When what was to be her last Christmas came, she was just shy of her 26th birthday. I remember how she sat at the end of the kitchen table, tethered to her now ever-present oxygen tank. The plastic oxygen mask covered her nose and mouth. Her shoulders rounded forward, rising and falling with the tide of her breath, riding an ocean of fatigue. She was so tired, tired of breathing, tired of hoping, but not yet tired of living, so she pulled hope along on the end of every labored breath. She creamed the butter in the big yellow mixing bowl, chopped the red and green maraschino cherries, and filled with delight, licked her sticky-sweet fingers, looked at me and laughed.
In that moment, as in so many others, Pam taught me both the necessity and power of creating joy in the midst of adversity. She believed that every day, and every relationship, could be a gift if we looked at it that way.
“If we take the chance of seeking out beauty in the world about us, every moment of every day can be treasured,” she once said. “I have learned that no matter what misfortunes or joys one may be faced with, life will surely go on…with love.”
I have honored my sister’s legacy by becoming a warrior on behalf of my own life, framing every experience I can with love, creating joy where I am able, and adopting her motto, “Never Give Up!”
This year as always, I will spend a day in December enjoying the ritual baking of shortbread cookies. Stars, holly and angels to melt in your mouth like buttered gold. I will put music on the stereo: the Mormon Tabernacle Choir and Bing Crosby. I will fuel myself through the afternoon with strong tea and raw cookie dough. Pam will be there with me in my heart, sharing her love, courage, faith, and her sparkling, contagious laughter. Together, we’ll make Christmas come alive once more.

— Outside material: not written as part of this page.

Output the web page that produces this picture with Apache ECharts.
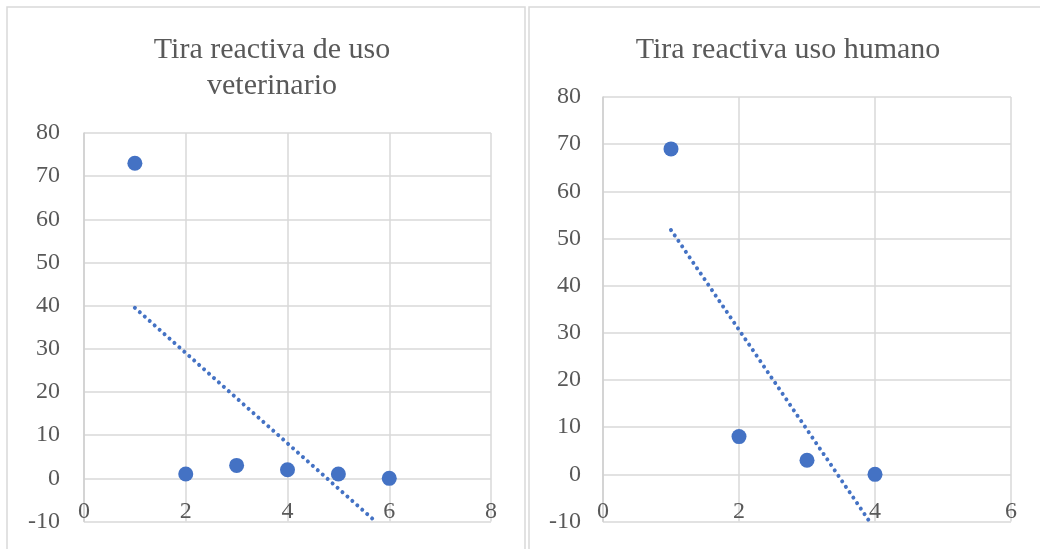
<!DOCTYPE html>
<html>
<head>
<meta charset="utf-8">
<script src="https://cdn.jsdelivr.net/npm/echarts@6/dist/echarts.min.js"></script>
<style>
  html, body { margin: 0; padding: 0; background: #ffffff; }
  #chart { width: 1040px; height: 549px; }
</style>
</head>
<body>
<div id="chart"></div>
<script>
// ---- Data ----
const titleVet = 'Tira reactiva de uso\nveterinario';
const titleHum = 'Tira reactiva uso humano';

const vetX = [1, 2, 3, 4, 5, 6];
const vetY = [73, 1, 3, 2, 1, 0];
// linear trendline end points
const vetTrendX = [1, 5.73];
const vetTrendY = [39.5, -10];

const humX = [1, 2, 3, 4];
const humY = [69, 8, 3, 0];
const humTrendX = [1, 3.92];
const humTrendY = [51.8, -10];

const yTicks = { min: -10, max: 80, interval: 10 };
const vetXTicks = { min: 0, max: 8, interval: 2 };
const humXTicks = { min: 0, max: 6, interval: 2 };

// ---- Styles ----
const FONT = 'Liberation Serif, Times New Roman, serif';
const TEXT = '#595959';
const GRID = '#d9d9d9';
const BLUE = '#4472C4';

function pairs(xs, ys) { return xs.map((x, i) => [x, ys[i]]); }

function xAxisFor(idx, t) {
  return {
    type: 'value', gridIndex: idx, min: t.min, max: t.max, interval: t.interval,
    position: 'bottom',
    axisLine: { show: false, onZero: false },
    axisTick: { show: false },
    axisLabel: { color: TEXT, fontFamily: FONT, fontSize: 24, margin: -22 },
    splitLine: { show: true, lineStyle: { color: GRID, width: 1.5 } }
  };
}
function yAxisFor(idx, margin) {
  return {
    type: 'value', gridIndex: idx, min: yTicks.min, max: yTicks.max, interval: yTicks.interval,
    axisLine: { show: true, onZero: false, lineStyle: { color: '#cfcfcf', width: 1.5 } },
    axisTick: { show: false },
    axisLabel: { color: TEXT, fontFamily: FONT, fontSize: 24, margin: margin },
    splitLine: { show: true, lineStyle: { color: GRID, width: 1.5 } }
  };
}
function trendSeries(idx, xs, ys) {
  return {
    type: 'line', xAxisIndex: idx, yAxisIndex: idx, data: pairs(xs, ys),
    showSymbol: false, symbol: 'none', silent: true, z: 1,
    lineStyle: { color: BLUE, width: 4, type: [0.01, 6.6], cap: 'round' }
  };
}
function scatterSeries(idx, xs, ys) {
  return {
    type: 'scatter', xAxisIndex: idx, yAxisIndex: idx, data: pairs(xs, ys),
    symbol: 'circle', symbolSize: 15, z: 3,
    itemStyle: { color: BLUE, opacity: 1 }
  };
}

const chart = echarts.init(document.getElementById('chart'), null, { renderer: 'canvas' });
chart.setOption({
  backgroundColor: '#ffffff',
  animation: false,
  graphic: [
    { type: 'rect', shape: { x: 7, y: 7, width: 518, height: 560 },
      style: { fill: 'none', stroke: '#d9d9d9', lineWidth: 1.5 }, silent: true, z: -10 },
    { type: 'rect', shape: { x: 529, y: 7, width: 520, height: 560 },
      style: { fill: 'none', stroke: '#d9d9d9', lineWidth: 1.5 }, silent: true, z: -10 }
  ],
  title: [
    { text: titleVet, left: 267, top: 27, textAlign: 'center',
      textStyle: { color: TEXT, fontFamily: FONT, fontSize: 30, fontWeight: 'normal', lineHeight: 36 } },
    { text: titleHum, left: 783, top: 27, textAlign: 'center',
      textStyle: { color: TEXT, fontFamily: FONT, fontSize: 30, fontWeight: 'normal', lineHeight: 36 } }
  ],
  grid: [
    { left: 84, right: 1040 - 491, top: 133, bottom: 549 - 521.5, containLabel: false, outerBoundsMode: 'none' },
    { left: 603, right: 1040 - 1011, top: 97, bottom: 549 - 521.5, containLabel: false, outerBoundsMode: 'none' }
  ],
  xAxis: [xAxisFor(0, vetXTicks), xAxisFor(1, humXTicks)],
  yAxis: [yAxisFor(0, 24), yAxisFor(1, 22)],
  series: [
    trendSeries(0, vetTrendX, vetTrendY),
    scatterSeries(0, vetX, vetY),
    trendSeries(1, humTrendX, humTrendY),
    scatterSeries(1, humX, humY)
  ]
});
</script>
</body>
</html>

Purity Flour Cookbook Christmas Shortbread Recipe
2 cups butter, softened
1 cup icing sugar (powdered sugar) or brown sugar (I use ½ and ½)
¼ tsp. vanilla
4 cups flour
Cream butter with vanilla and sugar. Mix in flour a cup at a time. Split dough into two batches. Roll one batch out onto floured surface and cut with cookie cutters. Repeat with second batch. Decorate with colored sprinkles and/or chopped maraschino cherries. Bake for ten minutes at 350 degrees.